Leopold Museum: Trotzdem Kunst 1914-1918
Der Erste Weltkrieg war wie nie zuvor auch ein Krieg der Bilder. Allein in Österreich waren mehrere hundert Künstler in die Bildproduktion zu Kriegszwecken involviert. Auch heute noch berühmte, wie Schiele, Egger-Lienz und Anton Kolig. Diese drei stehen im Zentrum einer Ausstellung, die heute in Wien eröffnet wird: "Trotzdem Kunst". Es ist der Beitrag des Leopold-Museums zum Gedenken an 1914.
26. April 2017, 13:56

(c) Schimmer, ORF
Morgenjournal, 8.5.2014
Die Kriegsleiden des Malers Schiele
„Trotzdem Kunst“. Und wie! Die Vitalität der Wiener Moderne kam nicht so einfach zum Stillstand, als 1914 der Krieg erklärt wurde. Der 52-jährige Gustav Klimt musste nicht mehr einrücken und malte weiter seine friedvollen Porträts und Landschaften, als wäre nichts geschehen. Vielleicht Eskapismus, vielleicht aber auch ein Sich-Verweigern. Manch anderer ließ sich für gemalte Propaganda einspannen, Klimt nicht. Auch Egon Schieles Äußerungen aus dieser Zeit lassen merken, dass ihm der Krieg gestohlen bleiben konnte. Wegen seiner zerbrechlichen Konstitution wurde der 24jährige für den Kanzleidienst rekrutiert und nicht als Kämpfer. Ihm reichten schon die ersten paar Wochen als Soldat: da schlief er in einem Massenquartier in Prag unter schlechten sanitären Bedingungen. Er habe „Die 14 schwersten Tage seines Lebens“ durchgemacht, beschwerte er sich. Später aber, als er Schreibarbeiten erledigte und Kriegsgefangene bewachte, da hatte Schiele verhältnismäßig viel Freiraum, erklärt der Ausstellungskurator Stefan Kutzenberger: "Erstaunlich ist, wie er auch im Krieg immer seine künstlerische Karriere vorantreibt. Was er für ein Netzwerkdenken gehabt hat – man könnte ihn heute vielleicht sogar als "Kunstmanager" übersetzen. Er ist also im Krieg in der Kanzlei gesessen und hat Briefe geschrieben, um Ausstellungen vorzubereiten und seine Bilder zu bewerben."
Traumposten: Kriegsmaler
Statt weibliche Aktmodelle malte und zeichnete Schiele plötzlich reihenweise Männer, und das durchaus gern. Als Künstler interessierten ihn die Köpfe der russischen Offiziere, die er im Gefangenenlager Mühling bei Wieselburg zu bewachen hatte. Vergebens mühte er sich, in die Kunstgruppe des Kriegspressequartiers versetzt zu werden: "Wenn man im Kriegspressequertier offizieller Kriegsmaler war, hatte man die besten Bedingungen: man musste zwei Wochen zeichnen, nicht direkt an der Front , Frontnähe reichet, und hatte dann wieder Urlaub, um die Bilder auszuführen."
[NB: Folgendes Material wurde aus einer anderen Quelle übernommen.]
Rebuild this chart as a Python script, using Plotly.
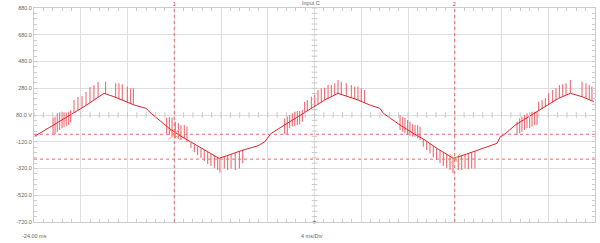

Albin Egger-Lienz glückte schon 1915 die Aufnahme als offizieller Kriegsmaler; davor hatte aber er an der italienischen Front sehr viel mehr vom Krieg erlebt als Schiele. Seine Empathie für die Opfer gipfelt in dem berühmten Großgemälde „Finale“: Ausgemergelte tote Leiber mit klaffenden Mündern, ineinander verkeilt auf fahler Erde.
Schöngeistige Kriegsherren
Auf die Kriegskunst von vor 100 Jahren nehmen im Leopold-Museum auch zeitgenössische Künstler Bezug. Zum Beispiel der Belgrader Rasa Todosijevic, Jahrgang 1945, mit einem riesigen Wandkreuz, bestehend aus vier Badewannen mit einer breiten Blutspur. Der Kurator Ivan Ristic ahnt, worauf die Arbeit anspielt: "Darauf, dass die Serben ihren Leidensweg während des Weltkrieges – Serbien hat ja im ersten Weltkrieg ein Drittel seiner Bevölkerung verloren – sehr oft als Golgata bezeichnen. Es herrscht darüber in Serbien nach wie vor ein religiöser Diskurs."
Im neutralen Schweden präsentierte sich Österreich mitten im Krieg mit einer großen Avantgardekunstausstellung, in der auch Klimt und Schiele prominent vertreten waren. Der Krieg blieb ausgeblendet. So, als hätte die k. und k. Kulturnation keinem ein Haar gekrümmt.